Employment Law Update

By: Megan J. Muoio

Here are some employment law issues that we are monitoring in 2024. We will continue to post employment law updates on a regular basis.

New York City Creates a Private Right of Action for Violations of its Paid Leave Law

On January 20, 2024, New York City Council amended the City’s Earned Safe and Sick Time Act (“ESSTA”) to create a private right of action for employees to sue their employers for violations of ESSTA without first having to file a complaint with the Department of Consumer and Worker Protection. (“DCWP”). ESSTA provides covered employees with the right to use safe and sick time for the care and treatment of themselves and family members, as well as the right to use safe and sick time to seek legal and social services if they or a family member is a victim of domestic violence. In addition, under ESSTA’s penalties provision, employees who bring suit may be able to recover compensatory damages, injunctive and declaratory relief, attorneys’ fees, and costs. Notably, if an employee files both a complaint with the DCWP and a civil action against their employer for violation of ESSTA, the DCWP may still assess a violation if it determines that the civil action did not resolve the issue, either by judgment or settlement. Employers should be cautious to ensure they are in compliance with all provisions of ESSTA in order to avoid both penalties from DCWP and civil liability. The amendment will go into effect on March 20, 2024.

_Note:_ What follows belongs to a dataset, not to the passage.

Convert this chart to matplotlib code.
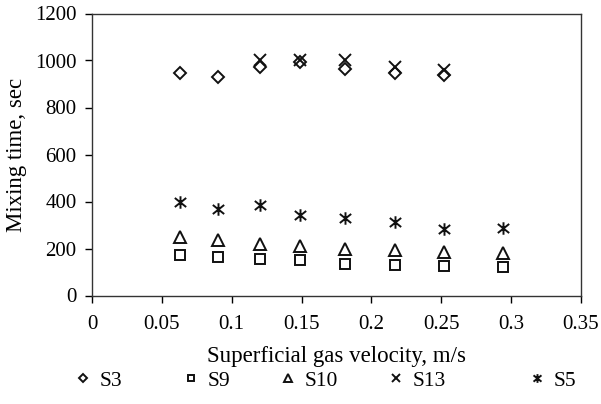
import matplotlib
matplotlib.use("Agg")
import matplotlib.pyplot as plt
from matplotlib.path import Path

plt.rcParams['font.family'] = ['Liberation Serif', 'DejaVu Serif']

velocity = [0.063, 0.090, 0.120, 0.149, 0.181, 0.217, 0.252, 0.294]
s3_x = [0.063, 0.090, 0.120, 0.149, 0.181, 0.217, 0.252]
s3 = [945, 928, 971, 995, 964, 945, 938]
s9 = [172, 164, 157, 150, 136, 129, 125, 122]
s10 = [248, 235, 221, 210, 200, 193, 184, 180]
s13_x = [0.120, 0.149, 0.181, 0.217, 0.252]
s13 = [1000, 1000, 1000, 972, 960]
s5 = [398, 370, 387, 342, 328, 313, 281, 287]

x_ticks = [0, 0.05, 0.1, 0.15, 0.2, 0.25, 0.3, 0.35]
x_labels = ['0', '0.05', '0.1', '0.15', '0.2', '0.25', '0.3', '0.35']
y_ticks = [0, 200, 400, 600, 800, 1000, 1200]

ast = Path([(-1, -0.8), (1, 0.8), (-1, 0.8), (1, -0.8), (0, -1.1), (0, 1.1)],
           [Path.MOVETO, Path.LINETO, Path.MOVETO, Path.LINETO, Path.MOVETO, Path.LINETO])

fig = plt.figure(figsize=(6.01, 4.04), dpi=100)
ax = fig.add_axes([92/601, 1-295.5/404, (581-92)/601, (295.5-13.5)/404])

kw = dict(linestyle='none', color='black', mfc='none', mec='#111111', mew=1.4)
h1, = ax.plot(s3_x, s3, marker='D', ms=6.5, **kw)
h2, = ax.plot(velocity, s9, marker='s', ms=7, **kw)
h3, = ax.plot(velocity, s10, marker='^', ms=8.5, **kw)
h4, = ax.plot(s13_x, s13, marker='x', ms=8.5, **kw)
h5, = ax.plot(velocity, s5, marker=ast, ms=9, **kw)

ax.set_xlim(0, 0.35)
ax.set_ylim(0, 1200)
ax.set_xticks(x_ticks)
ax.set_xticklabels(x_labels)
ax.set_yticks(y_ticks)
ax.tick_params(direction='out', length=5, width=1, labelsize=15, colors='black')
ax.tick_params(axis='x', pad=9)
ax.tick_params(axis='y', pad=6)
for s in ax.spines.values():
    s.set_linewidth(1.0)
    s.set_color('#333333')
ax.set_xlabel('Superficial gas velocity, m/s', fontsize=16.5, labelpad=9)
ax.set_ylabel('Mixing time, sec', fontsize=16.5, labelpad=6)

names = ['S3', 'S9', 'S10', 'S13', 'S5']
handles = [h1, h2, h3, h4, h5]
xpos = [72, 180, 277, 385, 526]
for h, n, xp in zip(handles, names, xpos):
    fig.legend(handles=[h], labels=[n], loc='center left',
               bbox_to_anchor=(xp/601, 1-381/404), frameon=False,
               handletextpad=0.3, handlelength=1.0, markerscale=0.7,
               fontsize=15.5, borderpad=0, borderaxespad=0)

fig.savefig('out.png', dpi=100)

Appellate Court to Consider Marital Status Discrimination Protections

An action is pending in the Second Circuit Court of Appeals that will test the meaning of New York City’s Human Rights Law (“NYCHRL”), which prohibits discrimination on the basis of a number of protected characteristics, including marital status. Employee Kelvin Hunter sued his employer, the company that syndicated “The Wendy Williams Show,” after he was terminated, alleged because of his impending divorce from host Wendy Williams. Hunter argued that his termination was on the basis of marital status to a particular individual, rather than on the basis of his single or married status. The United States District Court for the Southern District of New York dismissed his claim in September 2023. Hunter appealed to the Second Circuit Court of Appeals, which has recently asked the New York State Court of Appeals to rule on the issue of whether the NYCHRL defines marital status as plainly defined or also in relation to another person. Industry groups have filed amicus briefs, urging the Court of Appeals to maintain the ordinary meaning of marital status and not expand the definition in a way that could affect employers’ anti-nepotism and conflict of interest policies. A decision from the Court of Appeals is expected later this spring.

Department of Labor Rule Narrows Scope of Independent Contractor Classification

In January 2024, the Department of Labor finalized a new rule regarding the classification of workers as independent contractors. The new rule restores an earlier standard that required employers to weigh a variety of factors in order to determine whether a worker was properly classified as an independent contractor, or should have been classified as an employee and provided with all of the benefits associated with that classification. As a result of the new rule, it is expected that the courts will see more lawsuits over the misclassification of workers. Employers and industry groups criticize the return to the old rule, arguing that the result will be the classification of most workers as employees and a decrease in flexibility for workers and employers.

To determine whether a worker is properly classified as an independent contractor, an employer will have to weigh the following factors: (1) the degree to which the employer controls how the work is done; (2) the worker’s opportunity for profit or loss; (3) the amount of skill and initiative required for the work; (4) the degree of permanence of the working relationship; (5) the worker’s investment in equipment or materials required for the task; and (6) the extent to which the service rendered is an integral part of the employer’s business. Employers, when faced with the prospect of a “totality of the circumstances” test, may face confusion and uncertainty in their worker classifications going forward. Employers should take an inventory of their workers and evaluate whether, under the factors set forth above, workers are properly classified.

FTC to Finalize a Ban on Non-Compete Agreements

In January 2023, the Federal Trade Commission proposed a ban on noncompete agreements that restrict employees’ mobility among employers. The FTC’s proposed rule stated that noncompete agreements are a method of unfair competition that violates the Federal Trade Commission Act and concluded that noncompete agreements suppress wages, stifle innovation, and make it harder for entrepreneurs to start new businesses. Although some states have already banned noncompete agreements, New York Governor Kathy Hochul recently vetoed an attempt to ban noncompete agreements. If the FTC’s proposed rule is enacted, the ban would apply nationwide. Employers, however, argue that noncompete agreements allow them to protect their valuable intellectual property and ability to retain key employees. Industry groups have argued that the proposed FTC rule is overbroad. Instead, they have proposed revisions that would either allow noncompete agreements to be enforced against employees who earn more than a certain compensation threshold, or to would limit noncompete agreements to managerial employees, executive-level employees, or employees with access to competitively-sensitive information and prohibit the use of noncompete agreements in specific industries in which such agreements are against public policy. It is expected that the FTC could finalize the rule as soon as April 2024.